Lidiar con la presión y saber qué hacer en cada situación fue en el Clásico una asignatura pendiente para algunos jugadores cubanos. Autor: Ricardo López Hevia Publicado: 21/09/2017 | 05:32 pm
No soy de los que cree que el tiempo cura todas las heridas. Al menos no cuando son verdaderamente profundas. Más bien las enmascara, atenúa el dolor, reacomoda en la memoria las sensaciones de sufrimiento. Pero ayuda, tanto como la toma de distancia para calibrar nuestras reacciones emocionales, método imprescindible a la hora de colocar la pasión y la razón en su justo sitio.
Valorar la actuación del equipo cubano en el recién concluido III Clásico Mundial de Béisbol, inmediatamente después de la derrota ante Holanda que lo «sacó del juego», hubiese sido un ejercicio desgarrador, superficial e injusto. Entonces, no estaba convencido de que fue mucho antes que perdimos nuestras opciones en el torneo.
Cualquier análisis que se haga debe partir, inexorablemente, del hecho de que nuestro equipo no salió a jugar en igualdad de condiciones con respecto a sus rivales. Aun cuando en la primera edición se construyera una verdadera proeza, eso mismo se repitió tres años después. Y seguirá sucediendo hasta tanto no se tomen las medidas —que no son pocas— necesarias para eliminar o al menos disminuir al máximo posible esas diferencias.
Entonces, ¿es justo ese quinto lugar? Si se evalúa desde el escenario donde se desarrolla actualmente el béisbol cubano, creo que es merecido. Sucede que han transcurrido siete años desde la «hombrada» de San Diego, y nos hemos quedado varados en medio del océano beisbolero, mientras que otros han hecho lo necesario para mantener sus ventajas o alcanzarnos. Incluso, hasta para superarnos.
Claro que mirando cómo se desarrollaron los acontecimientos hasta la despedida de Tokio, asumimos en su momento como un verdadero desastre el desenlace de la segunda derrota ante los holandeses.

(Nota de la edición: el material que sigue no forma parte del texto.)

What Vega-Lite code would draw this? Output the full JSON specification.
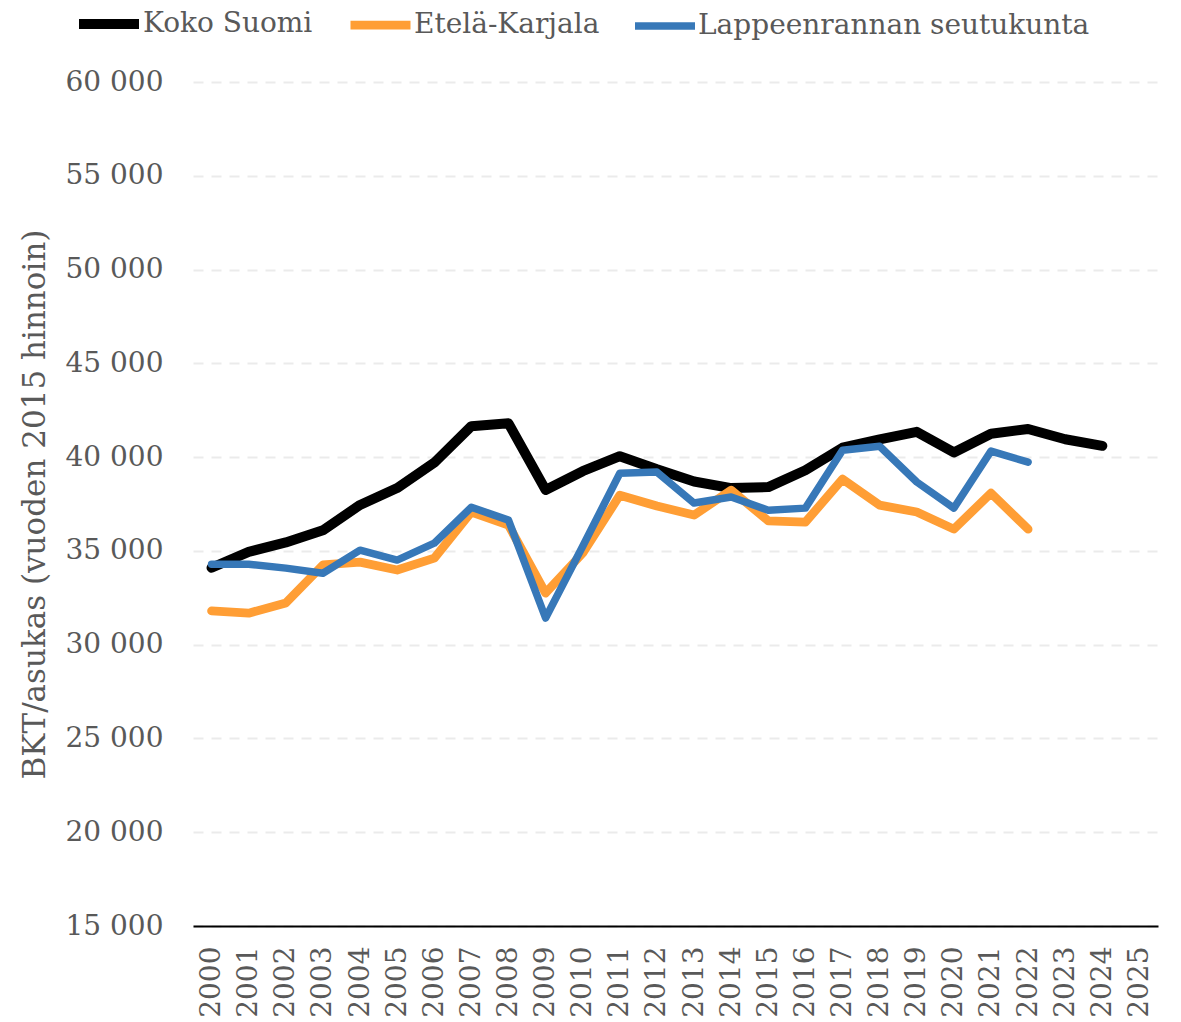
{
  "$schema": "https://vega.github.io/schema/vega-lite/v6.json",
  "width": 965,
  "height": 844,
  "autosize": {"type": "none"},
  "padding": {"left": 193, "top": 82, "right": 23, "bottom": 96},
  "background": "white",
  "config": {"font": "DejaVu Serif", "view": {"stroke": null}},
  "data": {"values": [
    {"alue": "Koko Suomi", "vuosi": 2000, "bkt": 34100},
    {"alue": "Koko Suomi", "vuosi": 2001, "bkt": 34950},
    {"alue": "Koko Suomi", "vuosi": 2002, "bkt": 35450},
    {"alue": "Koko Suomi", "vuosi": 2003, "bkt": 36100},
    {"alue": "Koko Suomi", "vuosi": 2004, "bkt": 37450},
    {"alue": "Koko Suomi", "vuosi": 2005, "bkt": 38350},
    {"alue": "Koko Suomi", "vuosi": 2006, "bkt": 39700},
    {"alue": "Koko Suomi", "vuosi": 2007, "bkt": 41650},
    {"alue": "Koko Suomi", "vuosi": 2008, "bkt": 41800},
    {"alue": "Koko Suomi", "vuosi": 2009, "bkt": 38250},
    {"alue": "Koko Suomi", "vuosi": 2010, "bkt": 39250},
    {"alue": "Koko Suomi", "vuosi": 2011, "bkt": 40050},
    {"alue": "Koko Suomi", "vuosi": 2012, "bkt": 39350},
    {"alue": "Koko Suomi", "vuosi": 2013, "bkt": 38700},
    {"alue": "Koko Suomi", "vuosi": 2014, "bkt": 38350},
    {"alue": "Koko Suomi", "vuosi": 2015, "bkt": 38400},
    {"alue": "Koko Suomi", "vuosi": 2016, "bkt": 39300},
    {"alue": "Koko Suomi", "vuosi": 2017, "bkt": 40500},
    {"alue": "Koko Suomi", "vuosi": 2018, "bkt": 40950},
    {"alue": "Koko Suomi", "vuosi": 2019, "bkt": 41350},
    {"alue": "Koko Suomi", "vuosi": 2020, "bkt": 40250},
    {"alue": "Koko Suomi", "vuosi": 2021, "bkt": 41250},
    {"alue": "Koko Suomi", "vuosi": 2022, "bkt": 41500},
    {"alue": "Koko Suomi", "vuosi": 2023, "bkt": 40950},
    {"alue": "Koko Suomi", "vuosi": 2024, "bkt": 40600},
    {"alue": "Etelä-Karjala", "vuosi": 2000, "bkt": 31800},
    {"alue": "Etelä-Karjala", "vuosi": 2001, "bkt": 31680},
    {"alue": "Etelä-Karjala", "vuosi": 2002, "bkt": 32220},
    {"alue": "Etelä-Karjala", "vuosi": 2003, "bkt": 34250},
    {"alue": "Etelä-Karjala", "vuosi": 2004, "bkt": 34400},
    {"alue": "Etelä-Karjala", "vuosi": 2005, "bkt": 33980},
    {"alue": "Etelä-Karjala", "vuosi": 2006, "bkt": 34610},
    {"alue": "Etelä-Karjala", "vuosi": 2007, "bkt": 37070},
    {"alue": "Etelä-Karjala", "vuosi": 2008, "bkt": 36370},
    {"alue": "Etelä-Karjala", "vuosi": 2009, "bkt": 32750},
    {"alue": "Etelä-Karjala", "vuosi": 2010, "bkt": 34880},
    {"alue": "Etelä-Karjala", "vuosi": 2011, "bkt": 37970},
    {"alue": "Etelä-Karjala", "vuosi": 2012, "bkt": 37390},
    {"alue": "Etelä-Karjala", "vuosi": 2013, "bkt": 36910},
    {"alue": "Etelä-Karjala", "vuosi": 2014, "bkt": 38240},
    {"alue": "Etelä-Karjala", "vuosi": 2015, "bkt": 36600},
    {"alue": "Etelä-Karjala", "vuosi": 2016, "bkt": 36530},
    {"alue": "Etelä-Karjala", "vuosi": 2017, "bkt": 38830},
    {"alue": "Etelä-Karjala", "vuosi": 2018, "bkt": 37440},
    {"alue": "Etelä-Karjala", "vuosi": 2019, "bkt": 37070},
    {"alue": "Etelä-Karjala", "vuosi": 2020, "bkt": 36160},
    {"alue": "Etelä-Karjala", "vuosi": 2021, "bkt": 38080},
    {"alue": "Etelä-Karjala", "vuosi": 2022, "bkt": 36160},
    {"alue": "Lappeenrannan seutukunta", "vuosi": 2000, "bkt": 34290},
    {"alue": "Lappeenrannan seutukunta", "vuosi": 2001, "bkt": 34290},
    {"alue": "Lappeenrannan seutukunta", "vuosi": 2002, "bkt": 34080},
    {"alue": "Lappeenrannan seutukunta", "vuosi": 2003, "bkt": 33810},
    {"alue": "Lappeenrannan seutukunta", "vuosi": 2004, "bkt": 35040},
    {"alue": "Lappeenrannan seutukunta", "vuosi": 2005, "bkt": 34510},
    {"alue": "Lappeenrannan seutukunta", "vuosi": 2006, "bkt": 35410},
    {"alue": "Lappeenrannan seutukunta", "vuosi": 2007, "bkt": 37330},
    {"alue": "Lappeenrannan seutukunta", "vuosi": 2008, "bkt": 36640},
    {"alue": "Lappeenrannan seutukunta", "vuosi": 2009, "bkt": 31420},
    {"alue": "Lappeenrannan seutukunta", "vuosi": 2010, "bkt": 35250},
    {"alue": "Lappeenrannan seutukunta", "vuosi": 2011, "bkt": 39140},
    {"alue": "Lappeenrannan seutukunta", "vuosi": 2012, "bkt": 39200},
    {"alue": "Lappeenrannan seutukunta", "vuosi": 2013, "bkt": 37550},
    {"alue": "Lappeenrannan seutukunta", "vuosi": 2014, "bkt": 37870},
    {"alue": "Lappeenrannan seutukunta", "vuosi": 2015, "bkt": 37170},
    {"alue": "Lappeenrannan seutukunta", "vuosi": 2016, "bkt": 37280},
    {"alue": "Lappeenrannan seutukunta", "vuosi": 2017, "bkt": 40370},
    {"alue": "Lappeenrannan seutukunta", "vuosi": 2018, "bkt": 40580},
    {"alue": "Lappeenrannan seutukunta", "vuosi": 2019, "bkt": 38670},
    {"alue": "Lappeenrannan seutukunta", "vuosi": 2020, "bkt": 37280},
    {"alue": "Lappeenrannan seutukunta", "vuosi": 2021, "bkt": 40320},
    {"alue": "Lappeenrannan seutukunta", "vuosi": 2022, "bkt": 39730}
  ]},
  "mark": {"type": "line", "strokeCap": "round", "strokeJoin": "round"},
  "encoding": {
    "x": {
      "field": "vuosi", "type": "ordinal",
      "scale": {"type": "point", "padding": 0.5, "domain": [2000,2001,2002,2003,2004,2005,2006,2007,2008,2009,2010,2011,2012,2013,2014,2015,2016,2017,2018,2019,2020,2021,2022,2023,2024,2025]},
      "axis": {"title": null, "labelAngle": -90, "labelAlign": "right", "labelBaseline": "middle", "labelFontSize": 28, "labelColor": "#595959", "labelPadding": 20, "ticks": false, "domainColor": "#000000", "domainWidth": 2, "grid": false, "labelOverlap": false, "labelFlush": false}
    },
    "y": {
      "field": "bkt", "type": "quantitative",
      "scale": {"domain": [15000, 60000], "nice": false, "zero": false},
      "axis": {"title": "BKT/asukas (vuoden 2015 hinnoin)", "titleFontSize": 31, "titleFontWeight": "normal", "titleColor": "#595959", "titlePadding": 14, "values": [15000,20000,25000,30000,35000,40000,45000,50000,55000,60000], "labelExpr": "replace(format(datum.value, ',d'), ',', ' ')", "labelFontSize": 28, "labelColor": "#595959", "labelPadding": 30, "ticks": false, "domain": false, "grid": true, "gridColor": "#ebebeb", "gridWidth": 2, "gridDash": [10, 8]}
    },
    "color": {
      "field": "alue", "type": "nominal",
      "scale": {"domain": ["Koko Suomi", "Etelä-Karjala", "Lappeenrannan seutukunta"], "range": ["#000000", "#FF9E35", "#3778B8"]},
      "legend": {"title": null, "orient": "none", "legendX": -119, "legendY": -93, "direction": "horizontal", "symbolType": "stroke", "symbolSize": 3600, "labelFontSize": 28, "labelColor": "#595959", "labelOffset": -1, "labelLimit": 600, "columnPadding": 20}
    },
    "strokeWidth": {
      "field": "alue", "type": "nominal",
      "scale": {"domain": ["Koko Suomi", "Etelä-Karjala", "Lappeenrannan seutukunta"], "range": [10, 7.5, 7.5]},
      "legend": {"title": null, "orient": "none", "legendX": -119, "legendY": -93, "direction": "horizontal", "symbolType": "stroke", "symbolSize": 3600, "labelFontSize": 28, "labelColor": "#595959", "labelOffset": -1, "labelLimit": 600, "columnPadding": 20}
    }
  }
}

Con la gloria tan cerca —porque ser semifinalista era la gran meta hasta para los más optimistas—, el sentimiento de frustración era inevitable.
Sería completamente aberrante personificar aquí los errores —tangibles y mentales— cometidos esa noche sobre el diamante del Tokyo Dome. Esos definieron un partido, nuestra suerte en el torneo, y sobre ellos se ha hablado lo suficiente. Responsables del tropiezo son todos. Desde Víctor Mesa —por muy loable que resulte su postura de adjudicarse toda culpabilidad— hasta el fisioterapeuta, pasando por los peloteros —hayan jugado más o menos—, e incluyendo a todos aquellos que tienen que ver con las decisiones que afecten el deseado crecimiento del béisbol cubano.
Siempre parecerá más saludable señalar otro tipo de fallos que, ni con la llegada hasta San Francisco para pelear por el cetro, se hubieran podido disimular. Más importante es estar conscientes de sus motivos, y lo suficientemente iluminados para encontrar soluciones.
Son, a todas luces, algunos más de los que intenté resumir desde la capital nipona, en una especie de «decálogo» fechado días antes de abandonar la competencia. Entre ellos está, por citar solo un ejemplo, la incapacidad de nuestros muchachones para lidiar con las presiones; las normales que siente un jugador al representar a cualquier nación en un certamen de tanta envergadura, y las impuestas por un entorno no siempre propicio para disfrutar de lo que es esencialmente el béisbol: un juego. Son problemas mentales que no se solucionan ni con el mismísimo Freud en el dogout.
Nos pasa no solo en el béisbol, y nos seguirá pasando mientras que no se corrija el tiro. Fallamos a la hora buena, lo mismo en un tie break para definir medallas en la Liga Mundial de Voleibol, o cuando hay que tocar la bola para adelantar a un corredor, conectar un fly a los jardines para empujar una carrera necesaria, o dominar a un bateador cuando el «agua nos llega a la oreja». No están acostumbrados nuestros deportistas a los instantes extremos. Y ese, como tantos otros «detalles», son los que hacen la diferencia en competencias de alto vuelo.
A pesar de todo, terminamos sintiendo que contamos tal vez no con el mejor, pero sí con un material humano de altos quilates. Sin embargo, carecemos de la receta para hacer brillar todo su potencial. Encontrar la fórmula, o al menos tener la voluntad y audacia para hacerlo, es la única vía si no se quiere terminar como en el Clásico, muriendo de sed junto a la fuente.